Endorsed: artist Arthur Jafa takes us through the talkative paintings of Jean-Michel Basquiat
Art | 7 April 2020
Text Finn Blythe
This article is part of Endorsed – Our favourite people on their favourite people

Above image: Still, ‘Basquiat’ (1998) dir. Julian Schnabel

Endorsed is our ongoing series in which we ask our favourite people to tell us about their favourite people. Whether established icons or nascent talent, these are the influences behind the influencers, the inspirations behind the inspired.

Arthur Jafa on Jean-Michel Basquiat:

“There’s a thousand Basquiat imitators, we’ve all seen them and as soon as you do, you know what they’re imitating and that it’s not Basquiat.” Fascinated by the systems and structures that undergird great artists, US artist Arthur Jafa has always felt a strong affinity for Jean-Michel Basquiat – specifically the recurring motifs and techniques that typify his catalogue of work.

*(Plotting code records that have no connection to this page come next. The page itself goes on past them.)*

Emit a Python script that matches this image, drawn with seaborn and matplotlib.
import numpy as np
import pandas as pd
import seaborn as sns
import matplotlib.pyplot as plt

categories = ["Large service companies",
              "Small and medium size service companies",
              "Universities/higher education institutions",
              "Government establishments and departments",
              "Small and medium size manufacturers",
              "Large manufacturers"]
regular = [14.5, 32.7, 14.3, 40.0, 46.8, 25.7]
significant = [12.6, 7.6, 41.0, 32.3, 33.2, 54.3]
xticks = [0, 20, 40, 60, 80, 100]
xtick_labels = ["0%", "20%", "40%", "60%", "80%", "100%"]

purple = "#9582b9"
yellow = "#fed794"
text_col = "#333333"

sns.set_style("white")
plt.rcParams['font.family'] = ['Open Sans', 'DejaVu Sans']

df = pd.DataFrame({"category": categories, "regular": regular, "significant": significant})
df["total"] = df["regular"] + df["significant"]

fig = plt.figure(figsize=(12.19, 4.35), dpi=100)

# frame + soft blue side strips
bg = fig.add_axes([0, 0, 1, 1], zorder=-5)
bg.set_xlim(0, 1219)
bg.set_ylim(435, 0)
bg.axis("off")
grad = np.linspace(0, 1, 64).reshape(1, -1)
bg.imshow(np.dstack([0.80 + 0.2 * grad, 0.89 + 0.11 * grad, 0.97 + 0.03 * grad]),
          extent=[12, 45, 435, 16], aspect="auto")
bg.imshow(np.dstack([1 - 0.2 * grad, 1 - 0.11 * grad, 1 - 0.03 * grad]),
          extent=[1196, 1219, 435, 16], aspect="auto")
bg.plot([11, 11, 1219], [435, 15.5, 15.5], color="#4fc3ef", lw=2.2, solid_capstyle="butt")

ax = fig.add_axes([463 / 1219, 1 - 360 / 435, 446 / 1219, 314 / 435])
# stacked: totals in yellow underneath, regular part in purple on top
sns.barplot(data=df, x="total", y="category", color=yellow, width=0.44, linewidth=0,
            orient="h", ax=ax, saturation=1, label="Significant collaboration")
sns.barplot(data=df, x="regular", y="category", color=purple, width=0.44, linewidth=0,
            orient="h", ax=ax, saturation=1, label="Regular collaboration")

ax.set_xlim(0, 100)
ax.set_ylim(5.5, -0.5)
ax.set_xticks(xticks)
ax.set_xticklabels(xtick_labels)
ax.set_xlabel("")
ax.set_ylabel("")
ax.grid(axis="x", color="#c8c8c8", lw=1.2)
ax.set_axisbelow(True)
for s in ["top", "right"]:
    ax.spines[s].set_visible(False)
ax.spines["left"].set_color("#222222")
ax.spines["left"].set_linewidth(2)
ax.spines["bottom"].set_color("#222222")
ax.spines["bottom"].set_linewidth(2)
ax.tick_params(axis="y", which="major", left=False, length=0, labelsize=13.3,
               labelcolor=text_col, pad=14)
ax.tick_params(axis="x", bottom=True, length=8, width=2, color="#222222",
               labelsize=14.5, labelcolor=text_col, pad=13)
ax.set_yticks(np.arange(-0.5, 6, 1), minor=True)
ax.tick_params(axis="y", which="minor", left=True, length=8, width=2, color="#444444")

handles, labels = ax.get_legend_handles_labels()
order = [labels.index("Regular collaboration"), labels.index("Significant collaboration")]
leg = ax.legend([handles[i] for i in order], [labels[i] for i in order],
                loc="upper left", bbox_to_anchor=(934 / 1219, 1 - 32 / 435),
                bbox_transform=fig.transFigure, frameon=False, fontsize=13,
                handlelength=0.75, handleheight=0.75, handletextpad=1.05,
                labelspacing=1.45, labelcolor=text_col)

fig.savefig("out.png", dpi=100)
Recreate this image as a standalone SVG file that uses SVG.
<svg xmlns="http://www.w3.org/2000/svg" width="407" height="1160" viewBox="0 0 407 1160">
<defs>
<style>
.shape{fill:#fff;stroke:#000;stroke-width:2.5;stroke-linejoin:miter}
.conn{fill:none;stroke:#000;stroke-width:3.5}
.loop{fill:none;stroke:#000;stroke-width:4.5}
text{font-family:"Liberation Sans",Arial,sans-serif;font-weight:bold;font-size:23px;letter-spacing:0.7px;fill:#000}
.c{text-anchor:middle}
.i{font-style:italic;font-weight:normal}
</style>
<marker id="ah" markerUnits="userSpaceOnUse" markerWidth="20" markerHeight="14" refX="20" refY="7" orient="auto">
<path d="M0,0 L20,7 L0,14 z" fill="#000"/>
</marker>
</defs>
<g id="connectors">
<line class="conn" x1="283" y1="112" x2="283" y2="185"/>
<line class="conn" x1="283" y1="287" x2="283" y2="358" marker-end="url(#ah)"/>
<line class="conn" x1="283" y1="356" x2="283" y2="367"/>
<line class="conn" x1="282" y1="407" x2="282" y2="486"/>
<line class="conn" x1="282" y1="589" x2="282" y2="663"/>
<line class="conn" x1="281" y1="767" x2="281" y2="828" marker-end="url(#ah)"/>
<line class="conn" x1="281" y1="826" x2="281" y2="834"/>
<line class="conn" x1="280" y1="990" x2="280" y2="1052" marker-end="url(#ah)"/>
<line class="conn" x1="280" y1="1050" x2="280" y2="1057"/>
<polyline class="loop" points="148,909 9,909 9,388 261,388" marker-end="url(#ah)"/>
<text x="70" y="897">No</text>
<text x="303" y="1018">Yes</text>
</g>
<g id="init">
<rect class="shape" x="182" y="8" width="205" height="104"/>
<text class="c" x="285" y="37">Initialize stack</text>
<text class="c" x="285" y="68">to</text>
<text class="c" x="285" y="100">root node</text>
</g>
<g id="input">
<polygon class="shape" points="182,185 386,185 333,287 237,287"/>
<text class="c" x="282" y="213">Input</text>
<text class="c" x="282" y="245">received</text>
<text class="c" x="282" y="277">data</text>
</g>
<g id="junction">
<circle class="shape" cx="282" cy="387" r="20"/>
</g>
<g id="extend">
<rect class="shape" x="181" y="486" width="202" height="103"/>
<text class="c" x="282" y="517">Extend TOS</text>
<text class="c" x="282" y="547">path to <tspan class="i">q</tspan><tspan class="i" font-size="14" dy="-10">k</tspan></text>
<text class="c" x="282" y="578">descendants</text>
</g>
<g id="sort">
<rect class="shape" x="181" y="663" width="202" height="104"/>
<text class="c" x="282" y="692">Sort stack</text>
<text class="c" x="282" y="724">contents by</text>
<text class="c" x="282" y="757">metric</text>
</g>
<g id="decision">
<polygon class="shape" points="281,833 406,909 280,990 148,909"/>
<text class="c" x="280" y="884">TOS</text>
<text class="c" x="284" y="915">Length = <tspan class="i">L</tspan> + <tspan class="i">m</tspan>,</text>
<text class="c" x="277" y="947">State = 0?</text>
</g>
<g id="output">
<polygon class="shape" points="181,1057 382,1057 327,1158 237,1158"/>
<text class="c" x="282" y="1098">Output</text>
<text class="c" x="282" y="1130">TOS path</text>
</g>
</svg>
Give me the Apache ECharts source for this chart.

For all the spontaneous, seemingly unrepeatable creativity we see on Basquiat’s canvas, what remains less visible are the foundations upon which these works are built. “It’s like he has a certain touch,” Jafa tells us, “his line has a certain quality, and that line I think fundamentally is the basis of why people love his paintings”.


Great works of art appear inherently great, our reactions to them are instinctive, and often visceral, but by analysing the structures Jafa alludes to we can better understand, “Why the work works.”

“It’s like there are two things that he has: the actual structure of his line, which if you really want to analyse why the work works, you would have to take the lines and look at them microscopically to see how they swell and contract.”

“But at the same time, you’re also seeing an instance where an artist found the perfect medium to describe, in a very fluid, facile way, what was happening in his head. That’s what’s so genius about it, that he actually used painting to talk, to read, to spell things out.”

Take Jafa’s own, hugely successful film, Love is the Message, the Message is Death, a compilation of found footage celebrating black creativity in the face of white violence. The work’s arresting power stems not only from the evocative images of civil rights marches and police brutality, but the overarching structure of cuts and edits that collectively heightens them – tools Jafa developed on set with Stanley Kubrick and directing music videos for Solange.

For Jafa, the structures in Basquiat’s canvases (which not only encompass line and technique but the context of the work) are what makes him such an engaging artist. “A lot of times I think great paintings, Rothko’s that I love, don’t necessarily spell things out, they create another effect which I love but Basquiat’s paintings actually talk quite a bit, they speak.”